Despite what must have been profound disappointment, Michelle rose to the occasion yet again. She was gracious as she congratulated her rival. As she said, “I didn’t lose the gold. I won the silver.” And then, true to form, Michelle got back to work. She kept pushing herself, kept training, and won a second gold medal at the World Championships a few months later. In 2002, she again made the Olympics, where she won the bronze medal.

After she retired from competitive skating, Michelle didn’t lose her focus; she simply shifted it. She went to college, then graduate school, earning a master’s degree in international relations. Then she put her degrees to good use, serving as a U.S. public envoy pursuing diplomacy through sports, and on the President’s Council on Sports, Fitness, and Nutrition under President Obama. She came to work as a senior adviser at the State Department when I was secretary of state, and I was impressed by her bright mind, incredible work ethic, and unfailingly cheerful personality. I was delighted when, a few years later, she came to work on my 2016 presidential campaign.

Today Michelle serves on the board of Special Olympics International, where she travels the world, talking about the difference this important organization, founded by Eunice Shriver, has made in bringing hope to so many people with intellectual disabilities and their families. To the delight of her Instagram followers, she has even gotten back on the ice. She is still involved in politics, having recently gone to work on her second presidential campaign.

Michelle is a role model not simply because of her talent, or her grace under pressure, or her composure after losing an important competition on the international stage. Her significance comes from something even more extraordinary: In a world where women, especially those in the public eye, are pigeonholed into being just one thing, Michelle has embraced complexity and seeming contradiction.

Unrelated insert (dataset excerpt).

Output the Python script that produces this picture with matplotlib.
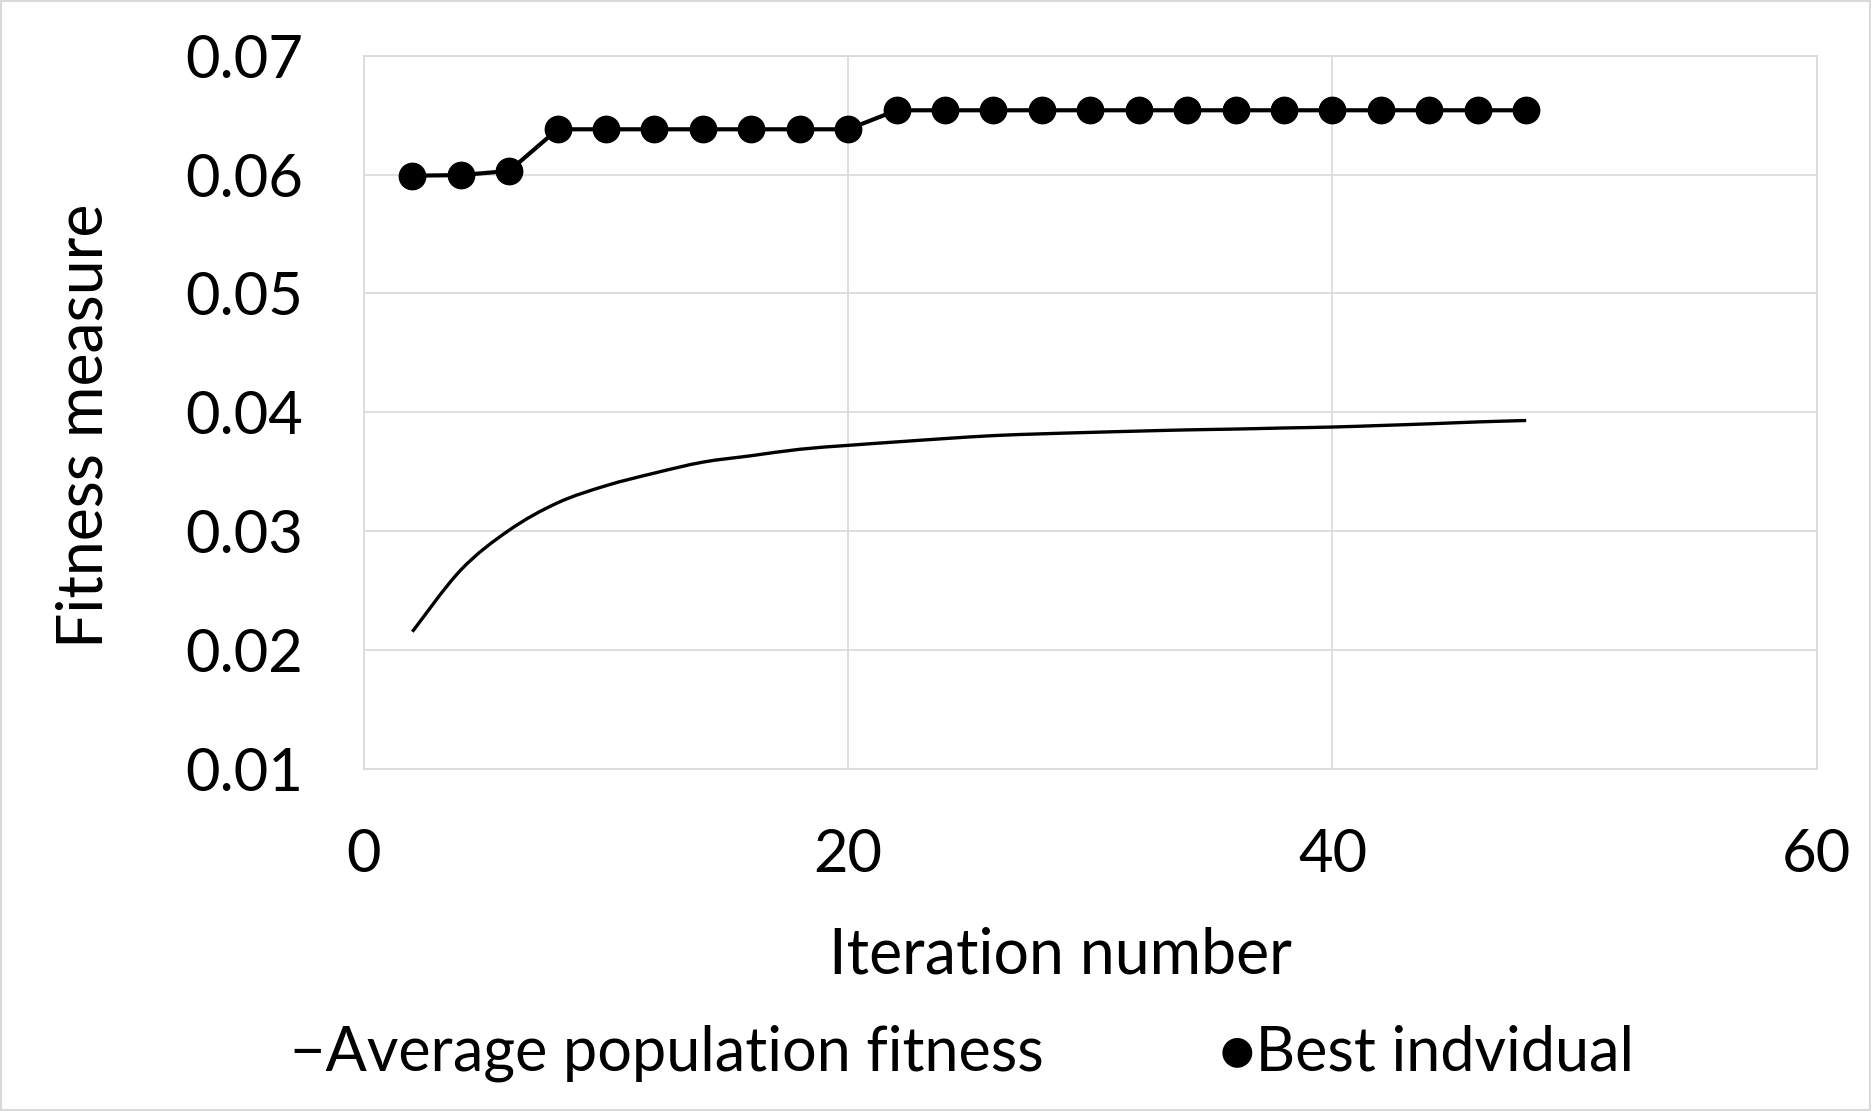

She is proof that you can be more than one thing: powerful and graceful, fiercely competitive and a good sport, a student and an athlete, an Olympian and a public servant, pragmatic and an optimist.

“When I look back, I wouldn’t have changed anything,” she said when asked how it felt to not have won Olympic gold. “I couldn’t have worked harder. There was the dedication to the sport. The amazing family and team that I had. The mind-set, the drive, the motivation, the grit, it was all there. There was just that one thing. You can’t always be perfect.” Too true!